Southern Express Co. v. Hunnicutt & Turner

Hill, C. J.

1. Suit on account, for materials furnished and work done, may be maintained although the agreement whereon the materials were furnished or the work was done be evidenced by a written contract. Chapman v. Conwell, 1 Ga. App. 212 (58 S. E. 137) ; Sparks Improvement Co. v. Jones, 4 Ga. App. 62 (60 S. E. 810) ; Johnson v. Quinn, 52 Ga. 485; Tumlin v. Bass Furnace Co., 93 Ga. 599 (20 S. E. 44). This is especially true in a justice’s court, where technical pleading is not required. Ga. So. Ry. Co. v. Barfield, 1 Ga. App. 203 (58 S. E. 236) ; Southern Express Co. v. Briggs, 1 Ga. App. 294 (57 S. E. 1066).
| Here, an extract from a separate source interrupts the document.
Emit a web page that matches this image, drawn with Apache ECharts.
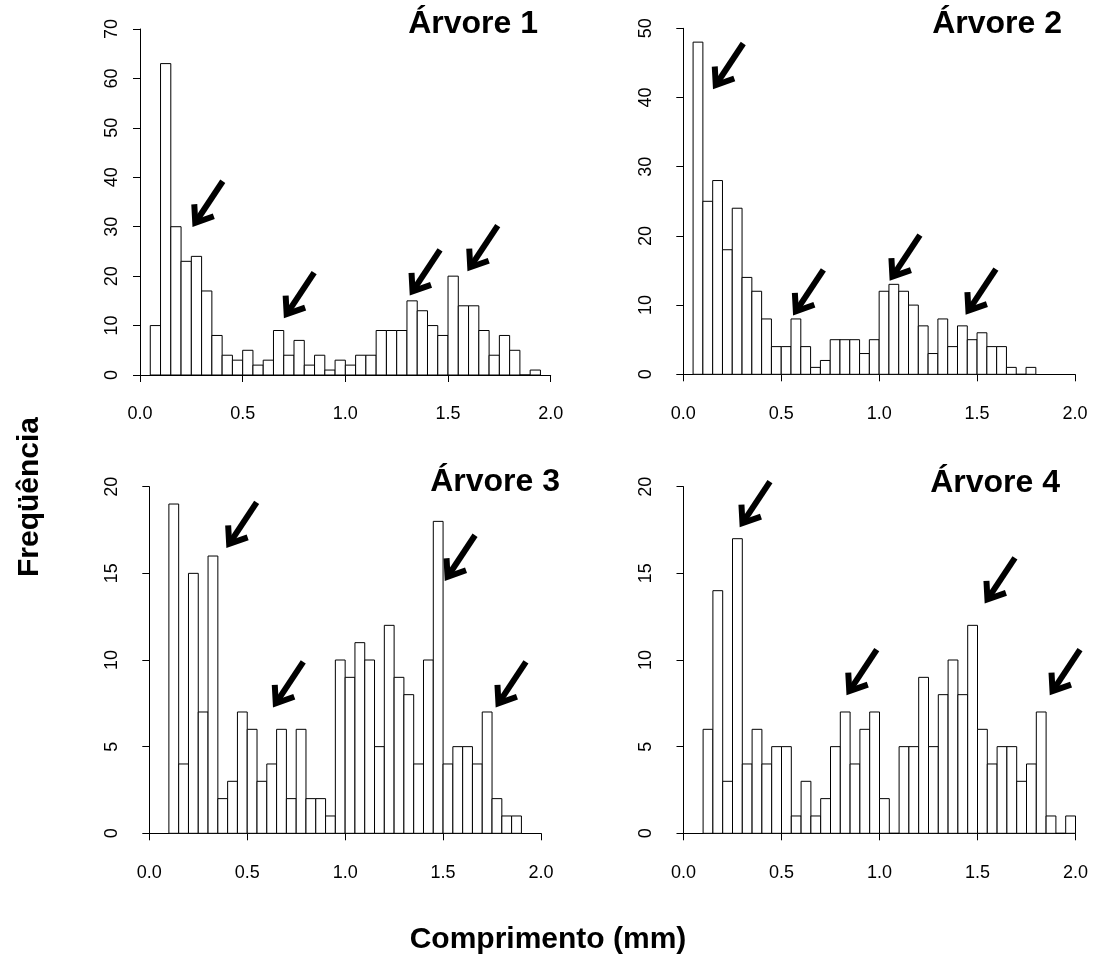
<!DOCTYPE html>
<html lang="pt">
<head>
    <meta charset="UTF-8">
    <title>Frequência por comprimento</title>
    <script src="https://cdn.jsdelivr.net/npm/echarts@6/dist/echarts.min.js"></script>
    <style>
        body { margin: 0; background: #fff; }
    </style>
</head>
<body>
    <div id="chart" style="width:1094px;height:967px;"></div>

    <script>
        // largura das classes do histograma (mm)
        var binWidth = 0.05;

        // Árvore 1..4: início da primeira classe e contagens
        var start1 = 0.05;
        var counts1 = [10, 63, 30, 23, 24, 17, 8, 4, 3, 5, 2, 3, 9, 4, 7, 2, 4, 1, 3, 2,
                       4, 4, 9, 9, 9, 15, 13, 10, 8, 20, 14, 14, 9, 4, 8, 5, 0, 1];
        var start2 = 0.05;
        var counts2 = [48, 25, 28, 18, 24, 14, 12, 8, 4, 4, 8, 4, 1, 2, 5, 5, 5, 3, 5, 12,
                       13, 12, 10, 7, 3, 8, 4, 7, 5, 6, 4, 4, 1, 0, 1];
        var start3 = 0.10;
        var counts3 = [19, 4, 15, 7, 16, 2, 3, 7, 6, 3, 4, 6, 2, 6, 2, 2, 1, 10, 9, 11,
                       10, 5, 12, 9, 8, 4, 10, 18, 4, 5, 5, 4, 7, 2, 1, 1];
        var start4 = 0.10;
        var counts4 = [6, 14, 3, 17, 4, 6, 4, 5, 5, 1, 3, 1, 2, 5, 7, 4, 6, 7, 2, 0,
                       5, 5, 9, 5, 8, 10, 8, 12, 6, 4, 5, 5, 3, 4, 7, 1, 0, 1];

        // pontas das setas (x em mm, y em frequência)
        var arrows1 = [[0.257, 30.1], [0.702, 11.6], [1.315, 16.2], [1.596, 21.1]];
        var arrows2 = [[0.153, 41.3], [0.562, 8.6], [1.055, 13.6], [1.443, 8.7]];
        var arrows3 = [[0.395, 16.5], [0.633, 7.3], [1.51, 14.6], [1.77, 7.3]];
        var arrows4 = [[0.288, 17.7], [0.833, 8.0], [1.538, 13.3], [1.87, 8.0]];

        var titles = ['Árvore 1', 'Árvore 2', 'Árvore 3', 'Árvore 4'];
        var yMax = [70, 50, 20, 20];
        var yStep = [10, 10, 5, 5];
        var xMin = 0, xMax = 2, xStep = 0.5;

        var font = '"Liberation Sans", Arial, sans-serif';

        function bins(start, counts) {
            return counts.map(function (c, i) {
                return [Math.round((start + i * binWidth) * 100) / 100, c];
            });
        }

        function renderBar(params, api) {
            var x0 = api.value(0);
            var p0 = api.coord([x0, api.value(1)]);
            var p1 = api.coord([x0 + binWidth, 0]);
            return {
                type: 'rect',
                shape: { x: p0[0], y: p0[1], width: p1[0] - p0[0], height: p1[1] - p0[1] },
                style: { fill: '#fff', stroke: '#000', lineWidth: 1 }
            };
        }

        function renderArrow(params, api) {
            var p = api.coord([api.value(0), api.value(1)]);
            var tx = p[0], ty = p[1];
            return {
                type: 'group',
                children: [
                    { type: 'line', shape: { x1: tx + 30, y1: ty - 45, x2: tx + 2.5, y2: ty - 3.5 },
                      style: { stroke: '#000', lineWidth: 6 } },
                    { type: 'polyline', shape: { points: [[tx + 1.5, ty - 22], [tx + 2.5, ty - 3.5], [tx + 21, ty - 10]] },
                      style: { stroke: '#000', lineWidth: 6, fill: null, lineJoin: 'miter' } }
                ]
            };
        }

        var grids = [
            { left: 140, top: 29, width: 410.7, height: 346 },
            { left: 683.3, top: 28.3, width: 391.7, height: 346 },
            { left: 149.3, top: 486.7, width: 391.7, height: 346.6 },
            { left: 683.5, top: 486.7, width: 392, height: 346.6 }
        ];
        var xOffsets = [14, 14.7, 15, 15];
        var yOffsets = [6.7, 16.6, 16, 16.5];

        var axisLine = { show: true, lineStyle: { color: '#000', width: 1 } };
        var axisTick = { show: true, length: 7, lineStyle: { color: '#000', width: 1 } };

        var xAxes = [], yAxes = [], series = [];
        var allBins = [bins(start1, counts1), bins(start2, counts2), bins(start3, counts3), bins(start4, counts4)];
        var allArrows = [arrows1, arrows2, arrows3, arrows4];

        for (var i = 0; i < 4; i++) {
            xAxes.push({
                gridIndex: i, type: 'value', min: xMin, max: xMax, interval: xStep,
                position: 'bottom', offset: xOffsets[i],
                axisLine: axisLine, axisTick: axisTick, splitLine: { show: false },
                axisLabel: { color: '#000', fontSize: 18, fontFamily: font, margin: 16,
                             formatter: function (v) { return v.toFixed(1); } }
            });
            yAxes.push({
                gridIndex: i, type: 'value', min: 0, max: yMax[i], interval: yStep[i],
                position: 'left', offset: yOffsets[i],
                axisLine: axisLine, axisTick: axisTick, splitLine: { show: false },
                axisLabel: { color: '#000', fontSize: 18, fontFamily: font, margin: 12, rotate: 90 }
            });
            series.push({
                type: 'custom', coordinateSystem: 'cartesian2d',
                xAxisIndex: i, yAxisIndex: i,
                renderItem: renderBar, data: allBins[i], silent: true
            });
            series.push({
                type: 'custom', coordinateSystem: 'cartesian2d',
                xAxisIndex: i, yAxisIndex: i,
                renderItem: renderArrow, data: allArrows[i], silent: true, z: 5
            });
        }

        // títulos dos painéis (canto direito)
        var titlePos = [[538, 24], [1062, 24], [560, 482.5], [1060, 483.5]];
        var graphics = titles.map(function (t, i) {
            return {
                type: 'text', x: titlePos[i][0], y: titlePos[i][1],
                style: { text: t, fill: '#000', font: 'bold 32px ' + font, align: 'right', verticalAlign: 'middle' }
            };
        });
        graphics.push({
            type: 'text', x: 30, y: 497, rotation: Math.PI / 2,
            style: { text: 'Freqüência', fill: '#000', font: 'bold 30px ' + font, align: 'center', verticalAlign: 'middle' }
        });
        graphics.push({
            type: 'text', x: 548, y: 940,
            style: { text: 'Comprimento (mm)', fill: '#000', font: 'bold 30px ' + font, align: 'center', verticalAlign: 'middle' }
        });

        var myChart = echarts.init(document.getElementById('chart'));
        var option = {
            backgroundColor: '#fff',
            animation: false,
            grid: grids,
            xAxis: xAxes,
            yAxis: yAxes,
            series: series,
            graphic: graphics
        };
        myChart.setOption(option);
    </script>
</body>
</html>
O. In a certiorari proceeding, the court should not dispose of the main case on the merits while a traverse of the magistrate’s return is pending. Phillips v. Atlanta, 78 Ga. 773 (3 S. E. 431). But where the traverse has been submitted to a jury and a verdict rendered against the traverse, and no motion for a new trial has been made and no *263supersedeas of the verdict and judgment applied, for, it is not error for the court to hear the certiorari upon its merits and render judgment thereon, notwithstanding the fact that when the certiorari was heard, and before the final judgment was rendered, the time for filing the motion for new trial had not expired, and notice of an intention to file the motion was given to the court. The judgment rendered on. the certiorari is subject to be set aside, if a new trial should be subsequently granted and the traverse sustained. Judgment affirmed.

Certiorari, from Fulton superior court — Judge Pendleton. December 16, 1907. Argued March 13, Decided December 8, 1908. Philip H. Alston, for plaintiff in error. Edgar Latham, contra.